Repeat the material verbatim and drop the pictures.

-- BEGIN Supplied records --

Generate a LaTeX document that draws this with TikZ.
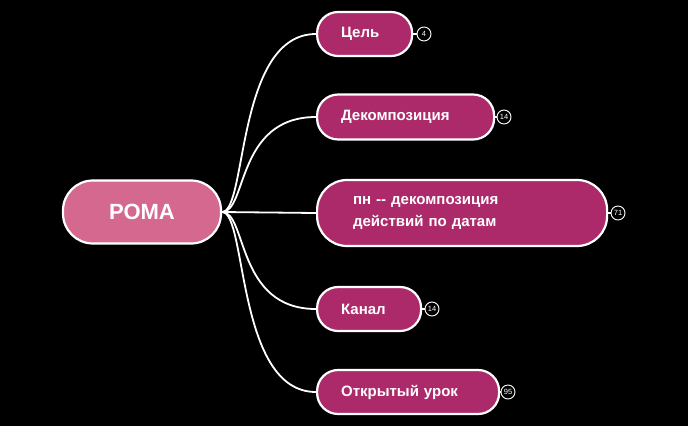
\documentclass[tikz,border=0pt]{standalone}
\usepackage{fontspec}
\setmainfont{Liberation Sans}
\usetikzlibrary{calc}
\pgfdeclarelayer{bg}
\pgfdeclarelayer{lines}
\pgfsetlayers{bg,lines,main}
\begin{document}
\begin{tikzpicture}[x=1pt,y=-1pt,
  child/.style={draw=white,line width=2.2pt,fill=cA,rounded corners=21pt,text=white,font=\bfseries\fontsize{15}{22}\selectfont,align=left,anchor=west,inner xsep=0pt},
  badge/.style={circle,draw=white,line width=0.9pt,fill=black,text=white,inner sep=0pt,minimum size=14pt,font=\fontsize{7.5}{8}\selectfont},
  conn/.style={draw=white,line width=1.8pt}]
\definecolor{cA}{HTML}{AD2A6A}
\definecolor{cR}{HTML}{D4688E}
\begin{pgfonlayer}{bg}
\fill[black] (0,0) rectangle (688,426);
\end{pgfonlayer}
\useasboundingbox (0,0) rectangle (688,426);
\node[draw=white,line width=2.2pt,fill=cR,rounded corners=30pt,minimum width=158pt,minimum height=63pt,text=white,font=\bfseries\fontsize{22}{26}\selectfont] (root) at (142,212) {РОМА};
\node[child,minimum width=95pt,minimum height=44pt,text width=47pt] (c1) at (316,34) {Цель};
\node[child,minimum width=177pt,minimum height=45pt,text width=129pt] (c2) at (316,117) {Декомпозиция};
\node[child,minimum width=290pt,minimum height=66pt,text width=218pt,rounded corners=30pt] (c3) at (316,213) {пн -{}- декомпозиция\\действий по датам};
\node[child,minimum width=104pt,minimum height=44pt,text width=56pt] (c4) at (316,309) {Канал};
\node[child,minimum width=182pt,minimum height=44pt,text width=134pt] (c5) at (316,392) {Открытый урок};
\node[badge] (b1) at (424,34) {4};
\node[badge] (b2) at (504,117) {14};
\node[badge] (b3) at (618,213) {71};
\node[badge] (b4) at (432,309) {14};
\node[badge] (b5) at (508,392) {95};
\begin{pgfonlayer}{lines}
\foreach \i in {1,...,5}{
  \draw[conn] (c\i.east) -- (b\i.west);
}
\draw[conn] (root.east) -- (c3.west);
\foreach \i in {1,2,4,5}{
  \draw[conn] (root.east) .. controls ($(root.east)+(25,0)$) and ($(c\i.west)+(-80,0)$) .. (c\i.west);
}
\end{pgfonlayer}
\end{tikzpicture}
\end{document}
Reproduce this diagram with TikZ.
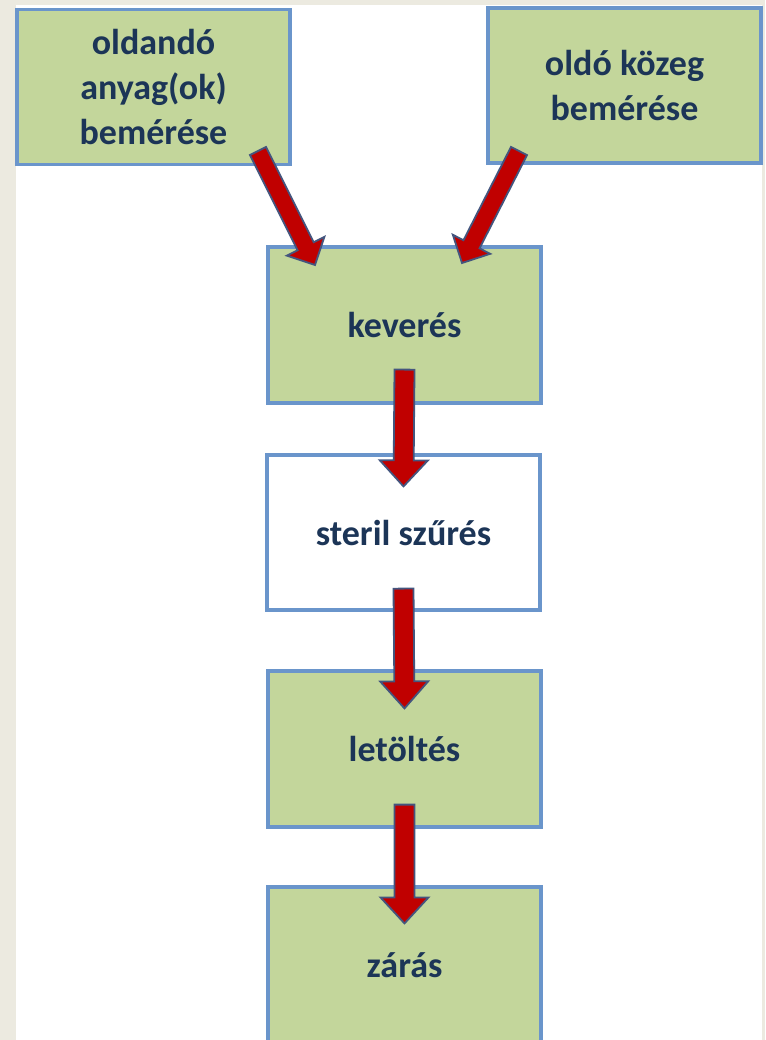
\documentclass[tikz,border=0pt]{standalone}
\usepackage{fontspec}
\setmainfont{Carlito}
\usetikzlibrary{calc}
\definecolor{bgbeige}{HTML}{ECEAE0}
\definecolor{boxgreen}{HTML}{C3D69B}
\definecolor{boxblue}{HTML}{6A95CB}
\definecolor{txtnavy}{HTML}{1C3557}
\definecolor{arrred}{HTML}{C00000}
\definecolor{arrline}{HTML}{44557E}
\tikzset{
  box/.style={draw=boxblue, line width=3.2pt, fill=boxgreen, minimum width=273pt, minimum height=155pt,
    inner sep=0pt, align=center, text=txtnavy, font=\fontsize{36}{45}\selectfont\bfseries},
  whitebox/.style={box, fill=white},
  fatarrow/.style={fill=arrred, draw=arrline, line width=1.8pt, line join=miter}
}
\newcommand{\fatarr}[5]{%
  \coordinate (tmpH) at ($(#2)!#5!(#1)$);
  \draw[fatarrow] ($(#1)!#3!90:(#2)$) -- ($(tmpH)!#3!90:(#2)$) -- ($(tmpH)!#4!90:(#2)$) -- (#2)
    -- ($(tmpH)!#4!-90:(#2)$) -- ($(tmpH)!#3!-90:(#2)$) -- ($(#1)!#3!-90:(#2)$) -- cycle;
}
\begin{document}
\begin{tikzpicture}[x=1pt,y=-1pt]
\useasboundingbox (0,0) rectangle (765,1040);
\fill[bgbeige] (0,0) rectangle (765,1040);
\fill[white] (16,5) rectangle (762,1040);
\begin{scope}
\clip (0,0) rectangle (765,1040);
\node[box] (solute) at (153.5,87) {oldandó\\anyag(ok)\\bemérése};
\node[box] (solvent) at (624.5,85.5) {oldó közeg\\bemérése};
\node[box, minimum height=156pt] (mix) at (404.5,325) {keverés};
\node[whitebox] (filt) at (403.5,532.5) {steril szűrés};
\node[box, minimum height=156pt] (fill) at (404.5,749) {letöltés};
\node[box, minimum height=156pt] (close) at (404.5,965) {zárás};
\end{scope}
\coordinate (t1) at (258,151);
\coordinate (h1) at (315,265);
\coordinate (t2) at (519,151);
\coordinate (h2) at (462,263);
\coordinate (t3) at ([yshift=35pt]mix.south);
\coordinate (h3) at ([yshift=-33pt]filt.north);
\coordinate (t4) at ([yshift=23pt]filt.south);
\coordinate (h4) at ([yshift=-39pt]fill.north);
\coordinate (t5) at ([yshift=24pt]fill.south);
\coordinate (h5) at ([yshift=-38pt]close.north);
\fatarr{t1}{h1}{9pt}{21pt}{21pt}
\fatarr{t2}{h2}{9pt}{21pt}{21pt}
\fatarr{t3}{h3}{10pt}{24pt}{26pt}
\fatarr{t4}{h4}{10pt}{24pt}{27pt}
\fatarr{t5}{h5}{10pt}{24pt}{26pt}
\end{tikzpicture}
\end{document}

-- END Supplied records --

■ Written solution
Generate a LaTeX document that draws this with TikZ.
\documentclass[tikz,border=0pt]{standalone}
\usepackage{fontspec}
\setmainfont{Liberation Sans}
\usetikzlibrary{calc}
\pgfdeclarelayer{bg}
\pgfdeclarelayer{lines}
\pgfsetlayers{bg,lines,main}
\begin{document}
\begin{tikzpicture}[x=1pt,y=-1pt,
  child/.style={draw=white,line width=2.2pt,fill=cA,rounded corners=21pt,text=white,font=\bfseries\fontsize{15}{22}\selectfont,align=left,anchor=west,inner xsep=0pt},
  badge/.style={circle,draw=white,line width=0.9pt,fill=black,text=white,inner sep=0pt,minimum size=14pt,font=\fontsize{7.5}{8}\selectfont},
  conn/.style={draw=white,line width=1.8pt}]
\definecolor{cA}{HTML}{AD2A6A}
\definecolor{cR}{HTML}{D4688E}
\begin{pgfonlayer}{bg}
\fill[black] (0,0) rectangle (688,426);
\end{pgfonlayer}
\useasboundingbox (0,0) rectangle (688,426);
\node[draw=white,line width=2.2pt,fill=cR,rounded corners=30pt,minimum width=158pt,minimum height=63pt,text=white,font=\bfseries\fontsize{22}{26}\selectfont] (root) at (142,212) {РОМА};
\node[child,minimum width=95pt,minimum height=44pt,text width=47pt] (c1) at (316,34) {Цель};
\node[child,minimum width=177pt,minimum height=45pt,text width=129pt] (c2) at (316,117) {Декомпозиция};
\node[child,minimum width=290pt,minimum height=66pt,text width=218pt,rounded corners=30pt] (c3) at (316,213) {пн -{}- декомпозиция\\действий по датам};
\node[child,minimum width=104pt,minimum height=44pt,text width=56pt] (c4) at (316,309) {Канал};
\node[child,minimum width=182pt,minimum height=44pt,text width=134pt] (c5) at (316,392) {Открытый урок};
\node[badge] (b1) at (424,34) {4};
\node[badge] (b2) at (504,117) {14};
\node[badge] (b3) at (618,213) {71};
\node[badge] (b4) at (432,309) {14};
\node[badge] (b5) at (508,392) {95};
\begin{pgfonlayer}{lines}
\foreach \i in {1,...,5}{
  \draw[conn] (c\i.east) -- (b\i.west);
}
\draw[conn] (root.east) -- (c3.west);
\foreach \i in {1,2,4,5}{
  \draw[conn] (root.east) .. controls ($(root.east)+(25,0)$) and ($(c\i.west)+(-80,0)$) .. (c\i.west);
}
\end{pgfonlayer}
\end{tikzpicture}
\end{document}
Reproduce this diagram with TikZ.
\documentclass[tikz,border=0pt]{standalone}
\usepackage{fontspec}
\setmainfont{Carlito}
\usetikzlibrary{calc}
\definecolor{bgbeige}{HTML}{ECEAE0}
\definecolor{boxgreen}{HTML}{C3D69B}
\definecolor{boxblue}{HTML}{6A95CB}
\definecolor{txtnavy}{HTML}{1C3557}
\definecolor{arrred}{HTML}{C00000}
\definecolor{arrline}{HTML}{44557E}
\tikzset{
  box/.style={draw=boxblue, line width=3.2pt, fill=boxgreen, minimum width=273pt, minimum height=155pt,
    inner sep=0pt, align=center, text=txtnavy, font=\fontsize{36}{45}\selectfont\bfseries},
  whitebox/.style={box, fill=white},
  fatarrow/.style={fill=arrred, draw=arrline, line width=1.8pt, line join=miter}
}
\newcommand{\fatarr}[5]{%
  \coordinate (tmpH) at ($(#2)!#5!(#1)$);
  \draw[fatarrow] ($(#1)!#3!90:(#2)$) -- ($(tmpH)!#3!90:(#2)$) -- ($(tmpH)!#4!90:(#2)$) -- (#2)
    -- ($(tmpH)!#4!-90:(#2)$) -- ($(tmpH)!#3!-90:(#2)$) -- ($(#1)!#3!-90:(#2)$) -- cycle;
}
\begin{document}
\begin{tikzpicture}[x=1pt,y=-1pt]
\useasboundingbox (0,0) rectangle (765,1040);
\fill[bgbeige] (0,0) rectangle (765,1040);
\fill[white] (16,5) rectangle (762,1040);
\begin{scope}
\clip (0,0) rectangle (765,1040);
\node[box] (solute) at (153.5,87) {oldandó\\anyag(ok)\\bemérése};
\node[box] (solvent) at (624.5,85.5) {oldó közeg\\bemérése};
\node[box, minimum height=156pt] (mix) at (404.5,325) {keverés};
\node[whitebox] (filt) at (403.5,532.5) {steril szűrés};
\node[box, minimum height=156pt] (fill) at (404.5,749) {letöltés};
\node[box, minimum height=156pt] (close) at (404.5,965) {zárás};
\end{scope}
\coordinate (t1) at (258,151);
\coordinate (h1) at (315,265);
\coordinate (t2) at (519,151);
\coordinate (h2) at (462,263);
\coordinate (t3) at ([yshift=35pt]mix.south);
\coordinate (h3) at ([yshift=-33pt]filt.north);
\coordinate (t4) at ([yshift=23pt]filt.south);
\coordinate (h4) at ([yshift=-39pt]fill.north);
\coordinate (t5) at ([yshift=24pt]fill.south);
\coordinate (h5) at ([yshift=-38pt]close.north);
\fatarr{t1}{h1}{9pt}{21pt}{21pt}
\fatarr{t2}{h2}{9pt}{21pt}{21pt}
\fatarr{t3}{h3}{10pt}{24pt}{26pt}
\fatarr{t4}{h4}{10pt}{24pt}{27pt}
\fatarr{t5}{h5}{10pt}{24pt}{26pt}
\end{tikzpicture}
\end{document}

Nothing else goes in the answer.